● SUPPLIED MATERIAL:
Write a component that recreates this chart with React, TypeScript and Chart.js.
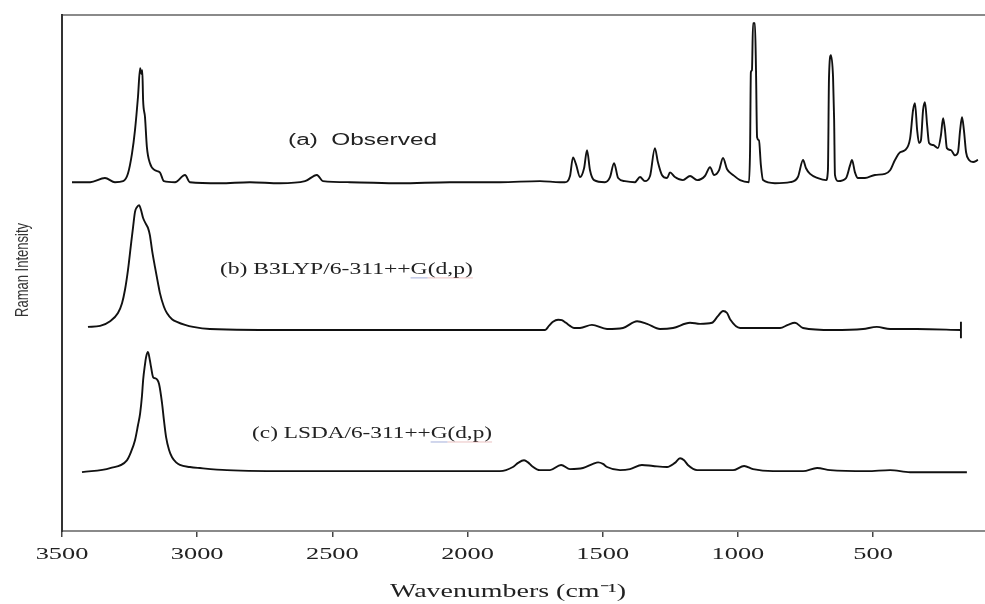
import React, { useEffect, useRef } from "react";
import { Chart, registerables } from "chart.js";

Chart.register(...registerables);

// ---- axes ----
const X_TICKS = [3500, 3000, 2500, 2000, 1500, 1000, 500];
const X_MAX = 3500;
const X_MIN = 86;
const Y_MIN = 0;
const Y_MAX = 100;

// ---- texts ----
const X_TITLE = "Wavenumbers (cm⁻¹)";
const Y_TITLE = "Raman Intensity";
const OBS_LABEL = "(a)  Observed";
const B3LYP_LABEL = "(b) B3LYP/6-311++G(d,p)";
const LSDA_LABEL = "(c) LSDA/6-311++G(d,p)";

// label anchors in data units [wavenumber, intensity]
const OBS_LABEL_AT = [2664, 75.6];
const B3LYP_LABEL_AT = [2916, 50.6];
const LSDA_LABEL_AT = [2797, 18.8];

// ---- vertical offsets of the stacked spectra ----
const OBS_OFFSET = 67.6;
const B3LYP_OFFSET = 38.95;
const LSDA_OFFSET = 11.6;

// ---- (a) observed ----
const obsWn = [
  3463, 3396, 3341, 3304, 3274, 3256, 3241, 3230, 3219, 3211, 3206, 3203, 3200, 3193, 3186, 3175,
  3156, 3138, 3123, 3082, 3045, 3027, 2916, 2805, 2694, 2601, 2557, 2535, 2435, 2250, 2065, 1880,
  1732, 1658, 1640, 1621, 1610, 1599, 1584, 1569, 1558, 1547, 1532, 1492, 1473, 1458, 1443, 1418,
  1381, 1362, 1344, 1325, 1307, 1296, 1281, 1262, 1251, 1233, 1203, 1177, 1151, 1122, 1103, 1088,
  1070, 1055, 1040, 1018, 992, 959, 955, 952, 948, 944, 937, 933, 929, 922, 915, 907,
  863, 807, 778, 759, 748, 733, 704, 674, 667, 663, 656, 648, 644, 641, 630, 600,
  585, 578, 567, 556, 530, 493, 456, 437, 419, 400, 382, 363, 352, 345, 337, 330,
  323, 315, 308, 300, 293, 278, 260, 249, 241, 234, 227, 212, 197, 186, 178, 171,
  164, 156, 145, 130, 112,
];
const obsInt = [
  0, 0, 0.8, 0, 0.2, 1.7, 5.6, 10.1, 16.5, 22.1, 21.0, 21.7, 15.9, 12.6, 6.8, 3.7,
  2.3, 1.9, 0.2, 0, 1.4, 0, -0.2, 0, -0.2, 0.2, 1.4, 0.2, 0, -0.2, 0, 0,
  0.2, 0, 0, 1.2, 4.8, 3.5, 1.0, 2.7, 6.2, 2.3, 0.4, 0, 1.0, 3.7, 0.8, 0.2,
  0, 1.0, 0.2, 1.2, 6.6, 3.9, 1.4, 0.8, 1.9, 1.0, 0.4, 1.2, 0.4, 1.2, 2.9, 1.4,
  2.3, 4.7, 2.5, 1.4, 0.4, 0, 6.2, 21.3, 21.7, 30.8, 30.8, 21.7, 8.7, 8.1, 3.3, 0.4,
  -0.2, 0, 1.0, 4.3, 2.7, 1.6, 0.8, 0.4, 2.3, 20.3, 24.6, 20.3, 12.0, 1.4, 0.2, 0.8,
  3.3, 4.3, 1.9, 0.8, 0.8, 1.4, 1.6, 2.3, 4.3, 5.8, 6.2, 8.5, 14.0, 15.3, 10.1, 7.6,
  8.1, 14.0, 15.5, 11.0, 7.6, 7.2, 6.6, 9.1, 12.4, 10.1, 6.6, 6.2, 5.2, 5.8, 10.1, 12.6,
  10.1, 5.8, 4.3, 3.9, 4.3,
];

// ---- (b) B3LYP/6-311++G(d,p) ----
const b3lypWn = [
  3404, 3359, 3322, 3293, 3278, 3267, 3256, 3245, 3237, 3230, 3223, 3215, 3208, 3200, 3189, 3182,
  3175, 3167, 3156, 3145, 3138, 3123, 3112, 3093, 3075, 3045, 3015, 2953, 2620, 2065, 1713, 1699,
  1684, 1665, 1651, 1636, 1621, 1606, 1584, 1540, 1484, 1425, 1373, 1336, 1288, 1240, 1177, 1140,
  1096, 1074, 1055, 1040, 1029, 992, 844, 815, 789, 759, 648, 537, 486, 437, 338, 175,
];
const b3lypInt = [
  0.6, 0.8, 1.7, 3.3, 5.2, 7.8, 11.6, 16.5, 20.0, 22.9, 23.8, 24.2, 23.3, 21.7, 20.5, 19.8,
  18.4, 15.5, 12.2, 9.1, 7.2, 4.5, 3.3, 2.1, 1.6, 1.0, 0.6, 0.2, 0, 0, 0, 0.8,
  1.6, 2.0, 1.9, 1.4, 0.8, 0.4, 0.4, 1.0, 0.2, 0.4, 1.7, 1.2, 0.2, 0.4, 1.4, 1.2,
  1.4, 2.7, 3.7, 3.3, 2.1, 0.4, 0.4, 1.0, 1.4, 0.4, 0, 0.2, 0.6, 0.2, 0.2, 0,
];
// end bar of the B3LYP trace
const b3lypEndWn = [175, 175];
const b3lypEndInt = [1.6, -1.6];

// ---- (c) LSDA/6-311++G(d,p) ----
const lsdaWn = [
  3426, 3322, 3260, 3245, 3230, 3219, 3211, 3204, 3200, 3193, 3189, 3182, 3175, 3171, 3163, 3156,
  3149, 3141, 3130, 3123, 3115, 3104, 3093, 3078, 3064, 3027, 2990, 2890, 2620, 2250, 1880, 1832,
  1813, 1791, 1776, 1762, 1732, 1695, 1654, 1621, 1573, 1536, 1517, 1499, 1484, 1436, 1399, 1355,
  1314, 1262, 1233, 1214, 1199, 1185, 1151, 1018, 977, 944, 870, 759, 707, 659, 522, 437,
  363, 278, 153,
];
const lsdaInt = [
  -0.2, 0.6, 2.1, 3.7, 6.0, 8.9, 11.2, 14.7, 17.6, 20.7, 22.1, 23.1, 21.5, 20.3, 18.2, 18.0,
  17.8, 16.9, 13.2, 9.9, 6.6, 4.1, 2.7, 1.7, 1.2, 0.8, 0.6, 0.2, 0, 0, 0, 0.8,
  1.6, 2.1, 1.7, 1.0, 0.2, 0.2, 1.2, 0.4, 0.6, 1.4, 1.7, 1.4, 0.8, 0.2, 0.4, 1.2,
  1.0, 0.8, 1.6, 2.5, 2.1, 1.2, 0.2, 0.2, 1.0, 0.4, 0, 0, 0.6, 0.2, 0, 0.2,
  -0.2, -0.2, -0.2,
];

const toPoints = (wn: number[], val: number[], offset: number) =>
  wn.map((x, i) => ({ x, y: val[i] + offset }));

function drawFitted(
  ctx: CanvasRenderingContext2D,
  text: string,
  x: number,
  y: number,
  font: string,
  width: number,
  align: "left" | "center",
  color: string
) {
  ctx.save();
  ctx.font = font;
  const w = ctx.measureText(text).width;
  const sx = width / w;
  ctx.translate(x, y);
  ctx.scale(sx, 1);
  ctx.fillStyle = color;
  ctx.textAlign = align;
  ctx.textBaseline = "middle";
  ctx.fillText(text, 0, 0);
  ctx.restore();
  return sx;
}

function drawScaled(
  ctx: CanvasRenderingContext2D,
  text: string,
  x: number,
  y: number,
  font: string,
  sx: number,
  color: string
) {
  ctx.save();
  ctx.font = font;
  ctx.translate(x, y);
  ctx.scale(sx, 1);
  ctx.fillStyle = color;
  ctx.textAlign = "center";
  ctx.textBaseline = "middle";
  ctx.fillText(text, 0, 0);
  ctx.restore();
}

// faint proofing underline under the basis-set suffix, as seen in the source figure
function underlineSuffix(
  ctx: CanvasRenderingContext2D,
  text: string,
  x: number,
  y: number,
  font: string,
  sx: number
) {
  ctx.save();
  ctx.font = font;
  const gStart = ctx.measureText(text.slice(0, text.indexOf("G("))).width * sx;
  const gW = ctx.measureText("G").width * sx;
  const rest = ctx.measureText("(d,p)").width * sx;
  ctx.lineWidth = 1;
  ctx.strokeStyle = "rgba(90,110,190,0.55)";
  ctx.beginPath();
  ctx.moveTo(x + gStart, y + 8);
  ctx.lineTo(x + gStart + gW, y + 8);
  ctx.stroke();
  ctx.strokeStyle = "rgba(210,120,120,0.45)";
  ctx.beginPath();
  ctx.moveTo(x + gStart + gW, y + 8);
  ctx.lineTo(x + gStart + gW + rest, y + 8);
  ctx.stroke();
  ctx.restore();
}

const textPlugin = {
  id: "spectraTexts",
  afterDraw(chart: any) {
    const ctx: CanvasRenderingContext2D = chart.ctx;
    const xs = chart.scales.x;
    const ys = chart.scales.y;
    const area = chart.chartArea;
    // tick labels
    for (const t of xs.ticks) {
      const px = xs.getPixelForValue(t.value);
      drawScaled(ctx, String(t.value), px, area.bottom + 24, '17px "Liberation Serif"', 1.55, "#222");
    }
    // x title
    drawFitted(ctx, X_TITLE, 508, area.bottom + 61, '19px "Liberation Serif"', 236, "center", "#222");
    // y title
    ctx.save();
    ctx.translate(23, 270);
    ctx.rotate(-Math.PI / 2);
    ctx.font = '19px "Liberation Sans"';
    const yw = ctx.measureText(Y_TITLE).width;
    ctx.scale(94 / yw, 1);
    ctx.fillStyle = "#333";
    ctx.textAlign = "center";
    ctx.textBaseline = "middle";
    ctx.fillText(Y_TITLE, 0, 0);
    ctx.restore();
    // series labels
    drawFitted(ctx, OBS_LABEL, xs.getPixelForValue(OBS_LABEL_AT[0]), ys.getPixelForValue(OBS_LABEL_AT[1]),
      '16px "Liberation Sans"', 149, "left", "#222");
    const serif = '16px "Liberation Serif"';
    const bx = xs.getPixelForValue(B3LYP_LABEL_AT[0]);
    const by = ys.getPixelForValue(B3LYP_LABEL_AT[1]);
    const bsx = drawFitted(ctx, B3LYP_LABEL, bx, by, serif, 253, "left", "#222");
    underlineSuffix(ctx, B3LYP_LABEL, bx, by, serif, bsx);
    const cx = xs.getPixelForValue(LSDA_LABEL_AT[0]);
    const cy = ys.getPixelForValue(LSDA_LABEL_AT[1]);
    const csx = drawFitted(ctx, LSDA_LABEL, cx, cy, serif, 240, "left", "#222");
    underlineSuffix(ctx, LSDA_LABEL, cx, cy, serif, csx);
  },
};

export default function App() {
  const ref = useRef<HTMLCanvasElement | null>(null);
  useEffect(() => {
    if (!ref.current) return;
    const lineStyle = {
      borderColor: "#111",
      borderWidth: 1.9,
      pointRadius: 0,
      fill: false,
      cubicInterpolationMode: "monotone" as const,
    };
    const chart = new Chart(ref.current, {
      type: "line",
      data: {
        datasets: [
          { label: "Observed", data: toPoints(obsWn, obsInt, OBS_OFFSET), ...lineStyle },
          { label: "B3LYP", data: toPoints(b3lypWn, b3lypInt, B3LYP_OFFSET), ...lineStyle },
          { label: "B3LYP end", data: toPoints(b3lypEndWn, b3lypEndInt, B3LYP_OFFSET), ...lineStyle, cubicInterpolationMode: "default" as const },
          { label: "LSDA", data: toPoints(lsdaWn, lsdaInt, LSDA_OFFSET), ...lineStyle },
        ],
      },
      options: {
        responsive: false,
        animation: false,
        layout: { padding: 0 },
        plugins: { legend: { display: false }, tooltip: { enabled: false } },
        scales: {
          x: {
            type: "linear",
            position: "bottom",
            reverse: true,
            min: X_MIN,
            max: X_MAX,
            afterBuildTicks: (s: any) => {
              s.ticks = X_TICKS.map((v) => ({ value: v }));
            },
            afterFit: (s: any) => {
              s.height = 73;
            },
            ticks: { display: false },
            grid: { display: true, drawOnChartArea: false, drawTicks: true, tickLength: 6, color: "#444", lineWidth: 1.5 },
            border: { display: true, color: "#8a8a8a", width: 2 },
          },
          xTop: {
            type: "linear",
            position: "top",
            reverse: true,
            min: X_MIN,
            max: X_MAX,
            afterFit: (s: any) => {
              s.height = 15;
            },
            ticks: { display: false },
            grid: { display: false },
            border: { display: true, color: "#8a8a8a", width: 2 },
          },
          y: {
            type: "linear",
            min: Y_MIN,
            max: Y_MAX,
            afterFit: (s: any) => {
              s.width = 62;
            },
            ticks: { display: false },
            grid: { display: false },
            border: { display: true, color: "#333", width: 2 },
          },
        },
      },
      plugins: [textPlugin],
    });
    return () => chart.destroy();
  }, []);
  return (
    <div style={{ position: "fixed", left: 0, top: 0, width: 985, height: 604, background: "#fff" }}>
      <canvas ref={ref} width={985} height={604} />
    </div>
  );
}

● EXERCISE REQUIREMENTS: Return, unchanged, the lines from the first line of the material through the line that holds "const Y_MAX = 100;", inclusive, omitting pictures.

● FINISHED ANSWER:
Write a component that recreates this chart with React, TypeScript and Chart.js.
import React, { useEffect, useRef } from "react";
import { Chart, registerables } from "chart.js";

Chart.register(...registerables);

// ---- axes ----
const X_TICKS = [3500, 3000, 2500, 2000, 1500, 1000, 500];
const X_MAX = 3500;
const X_MIN = 86;
const Y_MIN = 0;
const Y_MAX = 100;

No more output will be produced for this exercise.